This weekend I’ll be moving into one of my other son and daughter inlaw’s home. I watch their baby, Madison, and since they live quite a distance away, it just makes sense for me to move in with them.
I’ve mixed feelings about this move, as I do with every move. My parts like routine and structure, and anything which interferes with that is anxiety producing. I’ve lived with this particular little family unit for over 3 years, since my now 4 year old granddaughter was about 6 months old. I’ve enjoyed living with them and especially watching my granddaughter grow. Now I have the opportunity to watch another of my grandbabies blossom, and I’m excited about that.
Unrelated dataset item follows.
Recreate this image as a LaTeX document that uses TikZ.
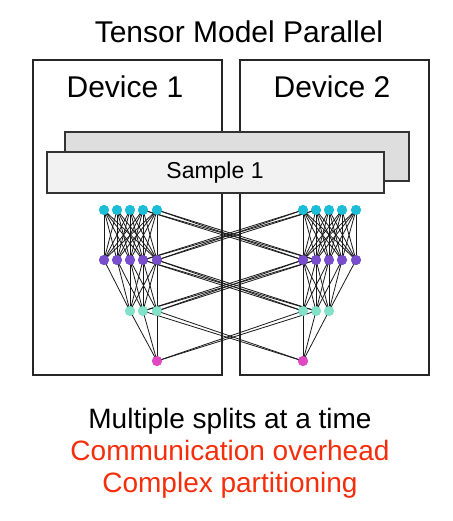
\documentclass[tikz,border=0pt]{standalone}
\usepackage{fontspec}
\setmainfont{Liberation Sans}
\begin{document}
\begin{tikzpicture}[x=1pt,y=-1pt,
  devbox/.style={draw=black!85,line width=1.8pt},
  backslab/.style={draw=black!80,line width=1.5pt,fill=black!13},
  frontslab/.style={draw=black!80,line width=1.5pt,fill=black!5},
  nn/.style={circle,inner sep=0pt,minimum size=10pt},
  edge/.style={draw=black!90,line width=0.8pt},
  txt/.style={inner sep=0pt,anchor=base}
]
\definecolor{cyanc}{RGB}{28,190,215}
\definecolor{purc}{RGB}{120,78,205}
\definecolor{mintc}{RGB}{130,225,200}
\definecolor{magc}{RGB}{225,70,195}
\definecolor{redc}{RGB}{245,45,10}
\tikzset{cy/.style={nn,fill=cyanc},pu/.style={nn,fill=purc},mi/.style={nn,fill=mintc},ma/.style={nn,fill=magc}}
\useasboundingbox (0,0) rectangle (452,521);

\node[txt,font=\fontsize{30}{34}\selectfont] (title) at (239,43) {Tensor Model Parallel};

\draw[devbox] (33,60) rectangle (222,375);
\draw[devbox] (240,60) rectangle (429,375);
\coordinate (dev1) at (125,98);
\coordinate (dev2) at (332,98);
\node[txt,font=\fontsize{30}{34}\selectfont] (d1) at (dev1) {Device 1};
\node[txt,font=\fontsize{30}{34}\selectfont] (d2) at (dev2) {Device 2};

\draw[backslab] (65,132) rectangle (409,181);
\draw[frontslab] (47,152) rectangle (384,193);
\node[font=\fontsize{23}{26}\selectfont] (s1) at (215,172.5) {Sample 1};

% nodes left
\foreach \i/\x in {1/104,2/117,3/130,4/143,5/157}{
  \node[cy] (lc\i) at (\x,210) {};
  \node[pu] (lp\i) at (\x,260) {};
}
\foreach \i/\x in {1/130,2/143,3/157}{ \node[mi] (lg\i) at (\x,311) {}; }
\node[ma] (lm) at (157,361) {};
% nodes right
\foreach \i/\x in {1/303,2/316,3/329,4/342,5/356}{
  \node[cy] (rc\i) at (\x,210) {};
  \node[pu] (rp\i) at (\x,260) {};
}
\foreach \i/\x in {1/303,2/316,3/329}{ \node[mi] (rg\i) at (\x,311) {}; }
\node[ma] (rm) at (303,361) {};

% within-device edges
\foreach \i in {1,...,5}{\foreach \j in {1,...,5}{
  \path[edge] (lc\i.center) -- (lp\j.center);
  \path[edge] (rc\i.center) -- (rp\j.center);
}}
\foreach \i/\j in {1/1,2/1,2/2,3/1,3/2,3/3,4/1,4/2,4/3,5/1,5/2,5/3}{
  \path[edge] (lp\i.center) -- (lg\j.center);
}
\foreach \i/\j in {5/3,4/3,4/2,3/3,3/2,3/1,2/3,2/2,2/1,1/3,1/2,1/1}{
  \path[edge] (rp\i.center) -- (rg\j.center);
}
\foreach \j in {1,2,3}{
  \path[edge] (lg\j.center) -- (lm.center);
  \path[edge] (rg\j.center) -- (rm.center);
}
% cross-device edges
\foreach \a in {4,5}{\foreach \b in {1,2}{
  \path[edge] (lc\a.center) -- (rp\b.center);
  \path[edge] (lp\a.center) -- (rg\b.center);
}}
\foreach \a in {1,2}{\foreach \b in {4,5}{
  \path[edge] (rc\a.center) -- (lp\b.center);
}}
\foreach \a in {1,2}{\foreach \b in {2,3}{
  \path[edge] (rp\a.center) -- (lg\b.center);
}}
\foreach \a in {2,3}{ \path[edge] (lg\a.center) -- (rm.center); }
\foreach \a in {1,2}{ \path[edge] (rg\a.center) -- (lm.center); }

% redraw nodes on top of edges
\foreach \i/\x in {1/104,2/117,3/130,4/143,5/157}{
  \node[cy] at (\x,210) {};
  \node[pu] at (\x,260) {};
}
\foreach \x in {130,143,157}{ \node[mi] at (\x,311) {}; }
\node[ma] at (157,361) {};
\foreach \x in {303,316,329,342,356}{
  \node[cy] at (\x,210) {};
  \node[pu] at (\x,260) {};
}
\foreach \x in {303,316,329}{ \node[mi] at (\x,311) {}; }
\node[ma] at (303,361) {};

\node[txt,font=\fontsize{28}{32}\selectfont] (t1) at (230,428) {Multiple splits at a time};
\node[txt,font=\fontsize{28}{32}\selectfont,text=redc] (t2) at (230,460) {Communication overhead};
\node[txt,font=\fontsize{28}{32}\selectfont,text=redc] (t3) at (230,492) {Complex partitioning};
\end{tikzpicture}
\end{document}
As I ponder this whole subject of change, the music and lyric to Dylan’s The Times They Are A Changing keep going through my head. (I know, these are rather political lyrics, still it’s what popped into my brain.) Every few years or so, it seems my life goes through a major shift. I know that without change we wouldn’t grow; still I draw back from upsetting this predictable little life I’ve built for myself. Now, that word predictable bothers me a lot. Who wants to be predictable if it means stagnate or boring? I’ve gotten myself into a rut, and I know it’s not because of where I live or who I live with. Still it seems that a major change such as this move is what it takes to shake me out of that rut.
This time because the move is happening so fast, I won’t have much time for the resistant dragging of my feet. I’ll be too busy packing and arranging whatever needs to be arranged here so that I can leave without any loose ends to haunt me. I’m not unhappy about moving, simply wary. And that’s normal for us multiples. I know this move will not kill me (though I will dearly miss my granddaughter), for I’ve moved more times than I can count over the years and, well, I’m still here.
Should I seem to be missing in action after this weekend, it’s only due to the fact that I won’t have internet service immediately. I’m not sure how soon that will happen. You can bet I’ll be chomping at the bit, anxious to reconnect with my cyber friends! In the meantime I’ll be puttering around putting my new (and much bigger room) into the order to which my parts have grown accustomed.
Now I must go stare at my impossibly large library of books and shake my head and moan, wondering how on earth anyone could amass so many, and why, and laugh up my sleeve a bit at how much my sons will love carting them to my new upstairs room!
(PS The Christmas card from hell went out with the garbage today. Whoopee!)